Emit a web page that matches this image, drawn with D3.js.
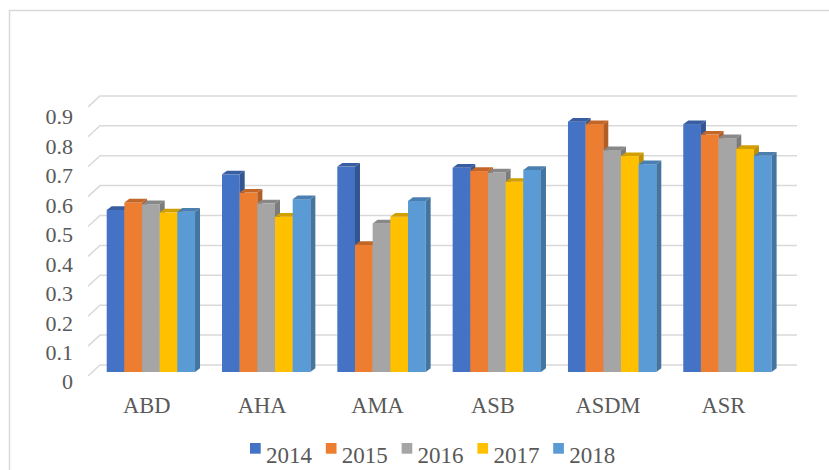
<!DOCTYPE html>
<html>
<head>
<meta charset="utf-8">
<script src="https://cdn.jsdelivr.net/npm/d3@7"></script>
<style>
  html, body { margin: 0; padding: 0; background: #ffffff; }
  svg { display: block; }
</style>
</head>
<body>
<svg id="chart" width="829" height="470"></svg>
<script>
// ---- data ----
const categories = ["ABD", "AHA", "AMA", "ASB", "ASDM", "ASR"];
const seriesNames = ["2014", "2015", "2016", "2017", "2018"];
const s2014 = [0.542, 0.661, 0.687, 0.683, 0.837, 0.829];
const s2015 = [0.567, 0.600, 0.425, 0.672, 0.829, 0.794];
const s2016 = [0.561, 0.564, 0.497, 0.667, 0.742, 0.782];
const s2017 = [0.534, 0.519, 0.519, 0.636, 0.722, 0.746];
const s2018 = [0.536, 0.578, 0.572, 0.676, 0.695, 0.723];
const seriesColors = ["#4472C4", "#ED7D31", "#A5A5A5", "#FFC000", "#5B9BD5"];
const tickValues = [0, 0.1, 0.2, 0.3, 0.4, 0.5, 0.6, 0.7, 0.8, 0.9];
const tickLabels = ["0", "0.1", "0.2", "0.3", "0.4", "0.5", "0.6", "0.7", "0.8", "0.9"];

const seriesValues = [s2014, s2015, s2016, s2017, s2018];

const svg = d3.select("#chart");
const FONT = "'Liberation Serif', 'Times New Roman', serif";
const TEXT_COLOR = "#595959";

// chart border (right & bottom fall outside the picture)
svg.append("rect")
  .attr("x", 9.5).attr("y", 10.5)
  .attr("width", 840).attr("height", 480)
  .attr("fill", "none").attr("stroke", "#D9D9D9").attr("stroke-width", 1.5);

// ---- scales ----
const yWall = d3.scaleLinear().domain([0, 0.9]).range([365, 95.9]);   // back wall gridlines
const yBar = d3.scaleLinear().domain([0, 1]).range([372, 73]);         // bar front faces
const yLabel = d3.scaleLinear().domain([0, 0.9]).range([381.7, 116.7]); // tick label centres
const x0 = d3.scaleBand().domain(categories).range([106.7, 771.6]).paddingInner(0.234).paddingOuter(0);
const x1 = d3.scaleBand().domain(seriesNames).range([0, x0.bandwidth()]);

const wallLeft = 100, wallRight = 797, sideDX = 12, sideDY = 11;
const depthDX = 5, depthDY = -3.7;

// ---- gridlines ----
const grid = svg.append("g");
tickValues.forEach(v => {
  const y = yWall(v);
  grid.append("path")
    .attr("d", `M${wallLeft - sideDX},${y + sideDY} L${wallLeft},${y} L${wallRight},${y}`)
    .attr("fill", "none").attr("stroke", "#D9D9D9").attr("stroke-width", 1.5);
});

// ---- tick labels ----
svg.append("g").selectAll("text").data(tickValues).join("text")
  .attr("x", 73).attr("y", d => yLabel(d))
  .attr("dy", "0.35em")
  .attr("text-anchor", "end")
  .attr("font-family", FONT).attr("font-size", 22)
  .attr("fill", TEXT_COLOR)
  .text((d, i) => tickLabels[i]);

// ---- bars ----
const bars = svg.append("g");
categories.forEach((cat, ci) => {
  seriesNames.forEach((s, si) => {
    const v = seriesValues[si][ci];
    const color = seriesColors[si];
    const x = x0(cat) + x1(s);
    const w = x1.bandwidth();
    const yt = yBar(v), yb = yBar(0);
    const g = bars.append("g");
    // front face
    g.append("rect").attr("x", x).attr("y", yt).attr("width", w).attr("height", yb - yt)
      .attr("fill", color);
    // top
    g.append("path")
      .attr("d", `M${x},${yt} L${x + depthDX},${yt + depthDY} L${x + w + depthDX},${yt + depthDY} L${x + w},${yt} Z`)
      .attr("fill", d3.color(color).darker(0.55));
    // right side
    g.append("path")
      .attr("d", `M${x + w},${yt} L${x + w + depthDX},${yt + depthDY} L${x + w + depthDX},${yb + depthDY} L${x + w},${yb} Z`)
      .attr("fill", d3.color(color).darker(0.8));
  });
});

// ---- category labels ----
svg.append("g").selectAll("text").data(categories).join("text")
  .attr("x", d => x0(d) + x0.bandwidth() / 2 - 4)
  .attr("y", 413.3)
  .attr("text-anchor", "middle")
  .attr("font-family", FONT).attr("font-size", 22.5)
  .attr("fill", TEXT_COLOR)
  .text(d => d);

// ---- legend ----
const legend = svg.append("g");
seriesNames.forEach((s, i) => {
  const lx = 250 + i * 75.8;
  legend.append("rect").attr("x", lx).attr("y", 443).attr("width", 10.7).attr("height", 10.7)
    .attr("fill", seriesColors[i]);
  legend.append("text").attr("x", lx + 16).attr("y", 462.7)
    .attr("font-family", FONT).attr("font-size", 23)
    .attr("fill", TEXT_COLOR).text(s);
});
</script>
</body>
</html>
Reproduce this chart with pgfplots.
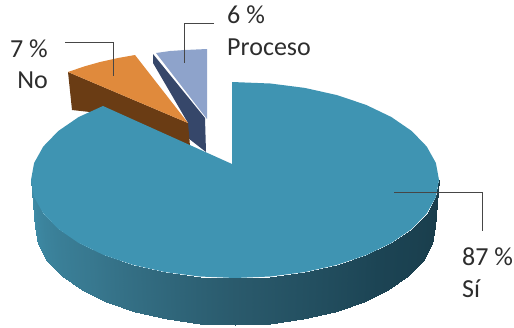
\documentclass[border=0pt]{standalone}
\usepackage{fontspec}
\setmainfont{Carlito}
\usepackage{pgfplots}
\pgfplotsset{compat=1.18}
\definecolor{sitop}{RGB}{63,148,178}
\definecolor{notop}{RGB}{224,138,60}
\definecolor{noside}{RGB}{106,60,20}
\definecolor{protop}{RGB}{142,163,203}
\definecolor{proside}{RGB}{54,71,106}
\definecolor{leader}{RGB}{70,70,70}
\definecolor{labeltext}{RGB}{45,45,45}
\tikzset{lab/.style={inner sep=0pt, text=labeltext, font=\fontsize{26pt}{26pt}\selectfont}}
\begin{document}
\begin{tikzpicture}
\begin{axis}[
  width=514pt, height=327pt, scale only axis,
  xmin=0, xmax=514, ymin=0, ymax=327, y dir=reverse,
  axis lines=none, clip=false,
  colormap={pieside}{rgb255=(25,60,74) rgb255=(28,68,84) rgb255=(42,90,108) rgb255=(56,120,143) rgb255=(62,140,167)},
  point meta min=0, point meta max=18,
]
% Proceso slice: side, then top
\addplot[draw=none, fill=proside] coordinates {(153,54) (205,118) (206,152) (188,138) (188,123) (153,63)} -- cycle;
\addplot[draw=none, fill=protop] coordinates {(156,53) (170,51) (185,50) (207,49) (207,119)} -- cycle;
% No slice: side, then top
\addplot[draw=none, fill=noside] coordinates {(68,72) (188,123) (190,146) (90,112) (72,110)} -- cycle;
\addplot[draw=none, fill=notop] coordinates {(68,72) (84,66.5) (100,62) (118,58) (135,55) (188,123)} -- cycle;
% Si slice: shaded rim between the upper and lower edge
\addplot[surf, shader=interp, mesh/rows=2, mesh/cols=19, point meta=explicit] table[meta=m] {
x y m
439 180 0
435.9 197 1
426.7 213.5 2
411.7 229 3
391.3 243 4
366.1 255.1 5
337 264.9 6
304.8 272.1 7
270.4 276.5 8
235 278 9
199.6 276.5 10
165.2 272.1 11
133 264.9 12
103.9 255.1 13
78.7 243 14
58.3 229 15
43.3 213.5 16
34.1 197 17
31 180 18
435 227 0
432 244 1
422.9 260.5 2
408.2 276 3
388.2 290 4
363.6 302.1 5
335 311.9 6
303.4 319.1 7
269.7 323.5 8
235 325 9
200.3 323.5 10
166.6 319.1 11
135 311.9 12
106.4 302.1 13
81.8 290 14
61.8 276 15
47.1 260.5 16
38 244 17
35 227 18
};
% Si slice: top face
\addplot[draw=none, fill=sitop] coordinates {
(232,82) (270.4,83.5) (304.8,87.9) (337,95.1) (366.1,104.9) (391.3,117) (411.7,131) (426.7,146.5) (435.9,163)
(439,180) (435.9,197) (426.7,213.5) (411.7,229) (391.3,243) (366.1,255.1) (337,264.9) (304.8,272.1) (270.4,276.5)
(235,278) (199.6,276.5) (165.2,272.1) (133,264.9) (103.9,255.1) (78.7,243) (58.3,229) (43.3,213.5) (34.1,197)
(31,180) (34.1,163) (43.3,146.5) (58.3,131) (78.7,117) (103,106) (232,164)} -- cycle;
% Leader lines
\addplot[leader, line width=0.9pt] coordinates {(65,42) (113,42) (113,76)};
\addplot[leader, line width=0.9pt] coordinates {(214,23) (184,23) (184,63)};
\addplot[leader, line width=0.9pt] coordinates {(394,192) (482,192) (482,231)};
% Labels
\node[lab, anchor=base east] at (axis cs:48,57) {7 \%};
\node[lab, anchor=base east] at (axis cs:48,88) {No};
\node[lab, anchor=base west] at (axis cs:227,23) {6 \%};
\node[lab, anchor=base west] at (axis cs:227,55) {Proceso};
\node[lab, anchor=base west] at (axis cs:462,265) {87 \%};
\node[lab, anchor=base west] at (axis cs:462,297) {Sí};
\end{axis}
\path (0,0) rectangle (514pt,327pt);
\end{tikzpicture}
\end{document}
══════════════════════════════
■ **Problem requirements**
Find every line in the records above that contains the word "with", and copy each one.

■ **Answer to this task**
Emit a web page that matches this image, drawn with D3.js.
Reproduce this chart with pgfplots.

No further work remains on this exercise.